Type terraform apply to run the code and put your model and its files on AWS We need to create a Data sync that will load the model from the S3 to the volume or the datasync.tf

resource "aws_datasync_location_s3" "s3_loc" {
  s3_bucket_arn = "arn" # copy the bucket arn you created in the previous step
}

resource "aws_datasync_location_efs" "efs_loc" {
  efs_file_system_arn = aws_efs_mount_target.model_target.file_system_arn

  ec2_config {
    security_group_arns = [module.vpc.default_security_group_id]
    subnet_arn          = module.vpc.intra_subnets[0]
  }
}

resource "aws_datasync_task" "model_sync" {
  name                     = "named-entity-model-sync-job"
  destination_location_arn = aws_datasync_location_s3.efs_loc.arn
  source_location_arn      = aws_datasync_location_nfs.s3_loc.arn

  options {
    bytes_per_second = -1
  }

  tags = {
    Name        = "machine-learning" # tags are important for cost tracking
    Environment = "prod"
  }
}

Now let’s create the lambda that will run the prediction, you will have to make sure your requirements are installed and other prediction files are available then you can create a lambda.tf file. Your code needs to follow the lambda syntax and load the model.

You can get the BERT Base pre-trained model to try it out HERE

def predict(event, ctx):
   ...

To deploy your model, simply place all the files in the same folder.

resource "random_pet" "lambda_name" {
  length = 2
}

module "lambda" {
  source = "terraform-aws-modules/lambda/aws"
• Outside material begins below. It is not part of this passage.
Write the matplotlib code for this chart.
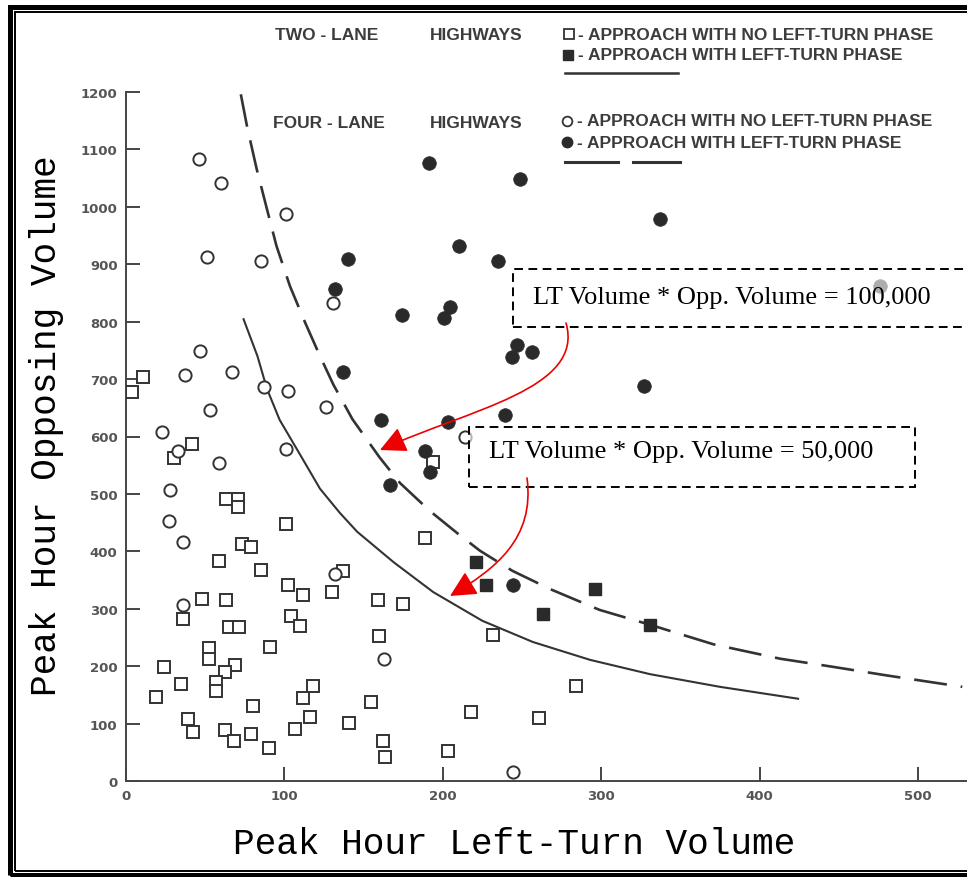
import matplotlib
matplotlib.use("Agg")
import matplotlib.pyplot as plt
from matplotlib.lines import Line2D
from matplotlib.patches import Rectangle, FancyArrowPatch
from matplotlib.path import Path

# ---------------- data ----------------
# Two-lane highways, approach with no left-turn phase (open squares)
sq_open_x = [10.5, 4, 30, 41.5, 63, 71, 71, 101, 73, 79, 59, 85, 102, 112, 130, 36, 48, 63,
             65, 71.5, 52.6, 52.6, 91, 104, 110, 24, 69, 62.5, 34.5, 57, 57, 19, 80, 39, 42,
             62.5, 68, 79, 90, 118, 112, 116, 107, 194, 189, 137, 159, 175, 160, 232, 284,
             155, 141, 217.6, 261, 162, 163.5, 203.5]
sq_open_y = [704, 677, 562, 587, 492, 491, 478, 448, 413, 407, 384, 367, 342, 324, 330, 282, 317, 316,
             268, 268, 231, 212, 233, 287, 270, 198, 202, 190, 169, 172, 156, 147, 131, 108, 86,
             88, 70, 82, 57, 165, 144, 112, 90, 555, 423, 366, 315, 308, 253, 254, 166,
             137, 101, 121, 109, 70, 41, 52]
# Two-lane highways, approach with left-turn phase (filled squares)
sq_fill_x = [221, 227, 296, 263, 331]
sq_fill_y = [381, 342, 335, 291, 272]
# Four-lane highways, approach with no left-turn phase (open circles)
ci_open_x = [46, 60, 101, 51, 85, 47, 37, 67, 87, 102, 53, 126, 22.5, 33, 59, 101, 28, 27, 36, 36,
             131, 214, 132, 163, 244.5]
ci_open_y = [1083, 1041, 987, 912, 905, 749, 707, 712, 686, 680, 646, 651, 608, 575, 553, 579, 506,
             453, 417, 306, 832, 599, 360, 212, 15]
# Four-lane highways, approach with left-turn phase (filled circles)
ci_fill_x = [191, 249, 337, 210, 235, 140, 132, 174, 204.5, 201, 247, 244, 256.5, 327, 137, 161,
             203, 239, 189, 192, 167, 244.5, 476]
ci_fill_y = [1077, 1048, 979, 932, 905, 909, 857, 812, 826, 806, 759, 738, 747, 688, 713, 629,
             625, 637, 575, 538, 516, 342, 862]

# Curves (LT volume * opposing volume = constant)
solid_x = [74, 83, 89, 97, 110, 122.5, 135, 146, 169, 194, 225, 257, 293, 331, 375, 425]
solid_y = [806, 740, 683, 629, 568, 509, 467, 434, 381, 329, 279, 242, 211, 186, 164, 143]
dash_x = [72.5, 76.5, 82.5, 89, 95, 103.5, 113, 122.5, 131, 143, 160, 173, 192, 209, 223.5,
          244, 268, 299, 331, 371, 413, 446, 480, 528]
dash_y = [1196, 1139, 1066, 996, 932, 862, 799, 740, 690, 630, 564, 519, 470, 432, 401,
          366, 334, 298, 272, 238, 213, 199, 184, 164]

x_ticks = [0, 100, 200, 300, 400, 500]
y_ticks = [0, 100, 200, 300, 400, 500, 600, 700, 800, 900, 1000, 1100, 1200]

label_100k = "LT Volume * Opp. Volume = 100,000"
label_50k = "LT Volume * Opp. Volume = 50,000"

# ---------------- figure ----------------
W, H = 967, 878
fig = plt.figure(figsize=(W / 100, H / 100), dpi=100)
fig.patch.set_facecolor("white")


def fx(px):
    return px / W


def fy(py):
    return 1 - py / H


INK = "#333333"
ax = fig.add_axes([fx(126), fy(782), fx(967) - fx(126), fy(93) - fy(782)])
ax.set_xlim(0, 531)
ax.set_ylim(0, 1200)
ax.set_facecolor("none")
for s in ("top", "right"):
    ax.spines[s].set_visible(False)
for s in ("left", "bottom"):
    ax.spines[s].set_color("#444444")
    ax.spines[s].set_linewidth(1.4)
ax.set_xticks(x_ticks)
ax.set_yticks(y_ticks)
ax.tick_params(direction="in", length=10, width=1.4, color="#444444",
               labelsize=9.5, labelcolor="#555555", pad=6)
for lab in ax.get_xticklabels() + ax.get_yticklabels():
    lab.set_fontweight("bold")

# curves
ax.plot(solid_x, solid_y, color=INK, lw=1.5, solid_capstyle="butt", solid_joinstyle="round", zorder=2)
ax.plot(dash_x, dash_y, color=INK, lw=1.9, dashes=(12.5, 5.3), dash_joinstyle="round", zorder=2)

# points
ms = 8.8
ax.plot(sq_open_x, sq_open_y, ls="none", marker="s", ms=ms, mfc="white", mec=INK, mew=1.4, zorder=3)
ax.plot(sq_fill_x, sq_fill_y, ls="none", marker="s", ms=ms, mfc="#2a2a2a", mec="#2a2a2a", mew=1.0, zorder=3)
ax.plot(ci_open_x, ci_open_y, ls="none", marker="o", ms=ms, mfc="white", mec=INK, mew=1.4, zorder=3)
ax.plot(ci_fill_x, ci_fill_y, ls="none", marker="o", ms=9.8, mfc="#2a2a2a", mec="#2a2a2a", mew=0.5, zorder=3)

# ---------------- legend (scanned header) ----------------
leg_font = dict(family=["Liberation Sans"], fontsize=12.5,
                fontweight="bold", color="#3c3c3c", va="center", ha="left")
fig.text(fx(275), fy(36), "TWO - LANE", **leg_font)
fig.text(fx(430), fy(36), "HIGHWAYS", **leg_font)
fig.text(fx(578), fy(35), "- APPROACH WITH NO LEFT-TURN PHASE", **leg_font)
fig.text(fx(578), fy(56), "- APPROACH WITH LEFT-TURN PHASE", **leg_font)
fig.text(fx(273), fy(124), "FOUR - LANE", **leg_font)
fig.text(fx(430), fy(124), "HIGHWAYS", **leg_font)
fig.text(fx(577), fy(122), "- APPROACH WITH NO LEFT-TURN PHASE", **leg_font)
fig.text(fx(577), fy(144), "- APPROACH WITH LEFT-TURN PHASE", **leg_font)

fig.add_artist(Line2D([fx(569)], [fy(35)], marker="s", ms=7, mfc="white", mec=INK, mew=1.3))
fig.add_artist(Line2D([fx(568)], [fy(56)], marker="s", ms=7, mfc="#2a2a2a", mec="#2a2a2a"))
fig.add_artist(Line2D([fx(567)], [fy(122)], marker="o", ms=7, mfc="white", mec=INK, mew=1.3))
fig.add_artist(Line2D([fx(567)], [fy(143)], marker="o", ms=7.5, mfc="#2a2a2a", mec="#2a2a2a"))
fig.add_artist(Line2D([fx(565), fx(678)], [fy(74), fy(74)], color=INK, lw=1.8))
fig.add_artist(Line2D([fx(565), fx(618)], [fy(163), fy(163)], color=INK, lw=2.2))
fig.add_artist(Line2D([fx(633), fx(680)], [fy(163), fy(163)], color=INK, lw=2.2))

# ---------------- axis titles ----------------
title_font = dict(family=["Liberation Mono", "DejaVu Sans Mono"], fontsize=26, color="black")
fig.text(fx(514), fy(845), "Peak Hour Left-Turn Volume", ha="center", va="center", **title_font)
fig.text(fx(47), fy(426), "Peak Hour Opposing Volume", ha="center", va="center",
         rotation=90, **title_font)

# ---------------- annotation boxes ----------------
def box(x0, y0, x1, y1):
    r = Rectangle((fx(x0), fy(y1)), fx(x1) - fx(x0), fy(y0) - fy(y1), transform=fig.transFigure,
                  facecolor=(1, 1, 1, 0.62), edgecolor="black", lw=1.4, ls=(0, (4.5, 2.8)), zorder=5)
    fig.add_artist(r)


box(513, 270, 1000, 328)
box(469, 428, 915, 488)
ann_font = dict(family=["Liberation Serif", "DejaVu Serif"], fontsize=19, color="black",
                va="center", ha="left", zorder=6)
fig.text(fx(533), fy(298), label_100k, **ann_font)
fig.text(fx(489), fy(452), label_50k, **ann_font)


def red_arrow(pts):
    verts = [(fx(x), fy(y)) for x, y in pts]
    p = Path(verts, [Path.MOVETO, Path.CURVE4, Path.CURVE4, Path.CURVE4])
    a = FancyArrowPatch(path=p, arrowstyle="-|>,head_length=0.8,head_width=0.4",
                        mutation_scale=20, color="#ee0000", lw=1.2, transform=fig.transFigure,
                        zorder=7)
    fig.add_artist(a)


red_arrow([(566, 324), (585, 390), (470, 410), (380, 451)])
red_arrow([(527, 479), (535, 540), (495, 570), (450, 597)])

# ---------------- double frame ----------------
fig.add_artist(Rectangle((fx(9.5), fy(875.5)), fx(1000) - fx(9.5), fy(7.5) - fy(875.5),
                         transform=fig.transFigure, fill=False, edgecolor="black", lw=3.6, zorder=10))
fig.add_artist(Rectangle((fx(14.5), fy(872)), fx(1000) - fx(14.5), fy(12.5) - fy(872),
                         transform=fig.transFigure, fill=False, edgecolor="black", lw=1.4, zorder=10))

fig.savefig("out.png", dpi=100, facecolor="white")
  function_name = random_pet.lambda_name.id
  description   = "Named Entity Recognition Model"
  handler       = "model.predict"
  runtime       = "python3.8"

  source_path = "${path.module}"

  vpc_subnet_ids         = module.vpc.intra_subnets
  vpc_security_group_ids = [module.vpc.default_security_group_id]
  attach_network_policy  = true

  file_system_arn              = aws_efs_access_point.lambda.arn
  file_system_local_mount_path = "/mnt/shared-storage"

  tags = {
    Name        = "machine-learning" # tags are important for cost tracking
    Environment = "prod"
  }

  depends_on = [aws_efs_mount_target.model_target]
}

Now run everything on your terminal by typing terraform apply

And that is how simple it is to deploy using Terraform on AWS, when you’re done simply go on your terminal and use the command below to clean up and remove all resources.

terraform destroy

Conclusion

This tutorial should be able to give you a headstart on how you can deploy your model with Terraform on AWS, there are other awesome ways you can deploy your models and also use doppler for team collaboration. The code to this tutorial can be found in this Github Repo.